::: Data block :::
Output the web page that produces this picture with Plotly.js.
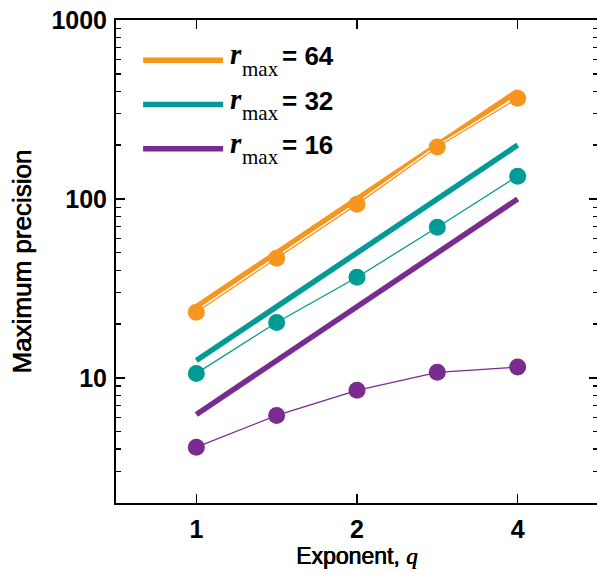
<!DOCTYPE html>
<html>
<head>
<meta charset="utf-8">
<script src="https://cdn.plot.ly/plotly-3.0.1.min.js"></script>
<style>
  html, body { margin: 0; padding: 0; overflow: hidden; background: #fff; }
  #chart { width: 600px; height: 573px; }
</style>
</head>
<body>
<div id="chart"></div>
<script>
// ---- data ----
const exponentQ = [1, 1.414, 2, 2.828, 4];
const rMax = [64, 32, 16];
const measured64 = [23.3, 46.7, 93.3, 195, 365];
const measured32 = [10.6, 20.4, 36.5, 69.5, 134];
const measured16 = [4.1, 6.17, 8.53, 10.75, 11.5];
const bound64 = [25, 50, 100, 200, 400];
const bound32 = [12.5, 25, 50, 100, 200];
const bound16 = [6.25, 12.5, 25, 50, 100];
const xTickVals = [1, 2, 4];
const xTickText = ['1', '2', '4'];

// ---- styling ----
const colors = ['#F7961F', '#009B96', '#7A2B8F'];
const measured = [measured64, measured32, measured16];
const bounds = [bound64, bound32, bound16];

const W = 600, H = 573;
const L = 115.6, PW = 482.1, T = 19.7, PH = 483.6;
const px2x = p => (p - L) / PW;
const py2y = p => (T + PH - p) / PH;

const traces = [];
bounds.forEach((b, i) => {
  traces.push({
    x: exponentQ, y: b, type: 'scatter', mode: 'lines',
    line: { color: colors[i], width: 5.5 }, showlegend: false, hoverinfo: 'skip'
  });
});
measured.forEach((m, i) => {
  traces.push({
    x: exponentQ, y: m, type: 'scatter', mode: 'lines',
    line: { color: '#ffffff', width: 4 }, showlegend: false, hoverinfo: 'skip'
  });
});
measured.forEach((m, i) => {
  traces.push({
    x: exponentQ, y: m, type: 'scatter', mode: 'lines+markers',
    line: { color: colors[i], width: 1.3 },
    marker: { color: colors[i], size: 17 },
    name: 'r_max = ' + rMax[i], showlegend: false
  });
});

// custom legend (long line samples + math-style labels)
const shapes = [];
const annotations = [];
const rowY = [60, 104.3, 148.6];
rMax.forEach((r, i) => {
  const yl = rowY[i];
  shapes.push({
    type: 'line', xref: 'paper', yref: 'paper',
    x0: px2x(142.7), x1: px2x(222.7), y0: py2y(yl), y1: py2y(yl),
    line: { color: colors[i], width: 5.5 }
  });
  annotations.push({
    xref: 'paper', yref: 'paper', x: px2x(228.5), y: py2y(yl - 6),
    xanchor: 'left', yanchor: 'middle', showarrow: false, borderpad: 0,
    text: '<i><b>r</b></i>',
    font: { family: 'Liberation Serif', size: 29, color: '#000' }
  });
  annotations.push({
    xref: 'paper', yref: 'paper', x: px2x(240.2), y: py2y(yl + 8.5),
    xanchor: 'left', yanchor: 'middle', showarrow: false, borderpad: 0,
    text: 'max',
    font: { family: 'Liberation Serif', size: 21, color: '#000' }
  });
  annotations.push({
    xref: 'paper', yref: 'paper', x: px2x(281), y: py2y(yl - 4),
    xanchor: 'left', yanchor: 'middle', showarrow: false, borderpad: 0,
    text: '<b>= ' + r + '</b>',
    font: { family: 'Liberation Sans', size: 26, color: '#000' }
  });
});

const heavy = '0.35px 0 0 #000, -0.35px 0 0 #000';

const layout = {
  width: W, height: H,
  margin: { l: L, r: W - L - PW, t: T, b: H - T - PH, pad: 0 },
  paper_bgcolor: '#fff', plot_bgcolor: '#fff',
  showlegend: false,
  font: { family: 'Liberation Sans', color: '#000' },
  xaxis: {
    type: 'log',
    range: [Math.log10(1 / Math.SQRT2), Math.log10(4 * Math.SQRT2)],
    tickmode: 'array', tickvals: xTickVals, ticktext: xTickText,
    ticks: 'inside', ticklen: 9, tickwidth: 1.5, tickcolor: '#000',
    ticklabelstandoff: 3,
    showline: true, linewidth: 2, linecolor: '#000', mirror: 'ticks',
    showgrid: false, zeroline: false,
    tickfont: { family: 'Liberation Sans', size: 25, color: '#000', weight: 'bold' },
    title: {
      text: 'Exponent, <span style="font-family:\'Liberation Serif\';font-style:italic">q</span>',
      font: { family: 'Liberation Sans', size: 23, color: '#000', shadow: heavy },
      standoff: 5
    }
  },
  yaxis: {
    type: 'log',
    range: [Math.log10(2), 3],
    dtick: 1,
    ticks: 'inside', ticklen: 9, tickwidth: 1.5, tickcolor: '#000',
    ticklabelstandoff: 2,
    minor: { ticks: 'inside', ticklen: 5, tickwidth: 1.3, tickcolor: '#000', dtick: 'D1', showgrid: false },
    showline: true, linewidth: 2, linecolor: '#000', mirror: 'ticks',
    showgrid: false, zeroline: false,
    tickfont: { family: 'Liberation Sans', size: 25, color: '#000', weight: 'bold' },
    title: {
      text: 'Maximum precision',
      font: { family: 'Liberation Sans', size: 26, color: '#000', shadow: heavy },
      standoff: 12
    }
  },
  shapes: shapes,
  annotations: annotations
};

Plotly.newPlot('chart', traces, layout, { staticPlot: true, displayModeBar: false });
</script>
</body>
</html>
:::
Exercise task » Using the data above, write out every line exactly, leaving the images behind.

The solution »
Output the web page that produces this picture with Plotly.js.
<!DOCTYPE html>
<html>
<head>
<meta charset="utf-8">
<script src="https://cdn.plot.ly/plotly-3.0.1.min.js"></script>
<style>
  html, body { margin: 0; padding: 0; overflow: hidden; background: #fff; }
  #chart { width: 600px; height: 573px; }
</style>
</head>
<body>
<div id="chart"></div>
<script>
// ---- data ----
const exponentQ = [1, 1.414, 2, 2.828, 4];
const rMax = [64, 32, 16];
const measured64 = [23.3, 46.7, 93.3, 195, 365];
const measured32 = [10.6, 20.4, 36.5, 69.5, 134];
const measured16 = [4.1, 6.17, 8.53, 10.75, 11.5];
const bound64 = [25, 50, 100, 200, 400];
const bound32 = [12.5, 25, 50, 100, 200];
const bound16 = [6.25, 12.5, 25, 50, 100];
const xTickVals = [1, 2, 4];
const xTickText = ['1', '2', '4'];

// ---- styling ----
const colors = ['#F7961F', '#009B96', '#7A2B8F'];
const measured = [measured64, measured32, measured16];
const bounds = [bound64, bound32, bound16];

const W = 600, H = 573;
const L = 115.6, PW = 482.1, T = 19.7, PH = 483.6;
const px2x = p => (p - L) / PW;
const py2y = p => (T + PH - p) / PH;

const traces = [];
bounds.forEach((b, i) => {
  traces.push({
    x: exponentQ, y: b, type: 'scatter', mode: 'lines',
    line: { color: colors[i], width: 5.5 }, showlegend: false, hoverinfo: 'skip'
  });
});
measured.forEach((m, i) => {
  traces.push({
    x: exponentQ, y: m, type: 'scatter', mode: 'lines',
    line: { color: '#ffffff', width: 4 }, showlegend: false, hoverinfo: 'skip'
  });
});
measured.forEach((m, i) => {
  traces.push({
    x: exponentQ, y: m, type: 'scatter', mode: 'lines+markers',
    line: { color: colors[i], width: 1.3 },
    marker: { color: colors[i], size: 17 },
    name: 'r_max = ' + rMax[i], showlegend: false
  });
});

// custom legend (long line samples + math-style labels)
const shapes = [];
const annotations = [];
const rowY = [60, 104.3, 148.6];
rMax.forEach((r, i) => {
  const yl = rowY[i];
  shapes.push({
    type: 'line', xref: 'paper', yref: 'paper',
    x0: px2x(142.7), x1: px2x(222.7), y0: py2y(yl), y1: py2y(yl),
    line: { color: colors[i], width: 5.5 }
  });
  annotations.push({
    xref: 'paper', yref: 'paper', x: px2x(228.5), y: py2y(yl - 6),
    xanchor: 'left', yanchor: 'middle', showarrow: false, borderpad: 0,
    text: '<i><b>r</b></i>',
    font: { family: 'Liberation Serif', size: 29, color: '#000' }
  });
  annotations.push({
    xref: 'paper', yref: 'paper', x: px2x(240.2), y: py2y(yl + 8.5),
    xanchor: 'left', yanchor: 'middle', showarrow: false, borderpad: 0,
    text: 'max',
    font: { family: 'Liberation Serif', size: 21, color: '#000' }
  });
  annotations.push({
    xref: 'paper', yref: 'paper', x: px2x(281), y: py2y(yl - 4),
    xanchor: 'left', yanchor: 'middle', showarrow: false, borderpad: 0,
    text: '<b>= ' + r + '</b>',
    font: { family: 'Liberation Sans', size: 26, color: '#000' }
  });
});

const heavy = '0.35px 0 0 #000, -0.35px 0 0 #000';

const layout = {
  width: W, height: H,
  margin: { l: L, r: W - L - PW, t: T, b: H - T - PH, pad: 0 },
  paper_bgcolor: '#fff', plot_bgcolor: '#fff',
  showlegend: false,
  font: { family: 'Liberation Sans', color: '#000' },
  xaxis: {
    type: 'log',
    range: [Math.log10(1 / Math.SQRT2), Math.log10(4 * Math.SQRT2)],
    tickmode: 'array', tickvals: xTickVals, ticktext: xTickText,
    ticks: 'inside', ticklen: 9, tickwidth: 1.5, tickcolor: '#000',
    ticklabelstandoff: 3,
    showline: true, linewidth: 2, linecolor: '#000', mirror: 'ticks',
    showgrid: false, zeroline: false,
    tickfont: { family: 'Liberation Sans', size: 25, color: '#000', weight: 'bold' },
    title: {
      text: 'Exponent, <span style="font-family:\'Liberation Serif\';font-style:italic">q</span>',
      font: { family: 'Liberation Sans', size: 23, color: '#000', shadow: heavy },
      standoff: 5
    }
  },
  yaxis: {
    type: 'log',
    range: [Math.log10(2), 3],
    dtick: 1,
    ticks: 'inside', ticklen: 9, tickwidth: 1.5, tickcolor: '#000',
    ticklabelstandoff: 2,
    minor: { ticks: 'inside', ticklen: 5, tickwidth: 1.3, tickcolor: '#000', dtick: 'D1', showgrid: false },
    showline: true, linewidth: 2, linecolor: '#000', mirror: 'ticks',
    showgrid: false, zeroline: false,
    tickfont: { family: 'Liberation Sans', size: 25, color: '#000', weight: 'bold' },
    title: {
      text: 'Maximum precision',
      font: { family: 'Liberation Sans', size: 26, color: '#000', shadow: heavy },
      standoff: 12
    }
  },
  shapes: shapes,
  annotations: annotations
};

Plotly.newPlot('chart', traces, layout, { staticPlot: true, displayModeBar: false });
</script>
</body>
</html>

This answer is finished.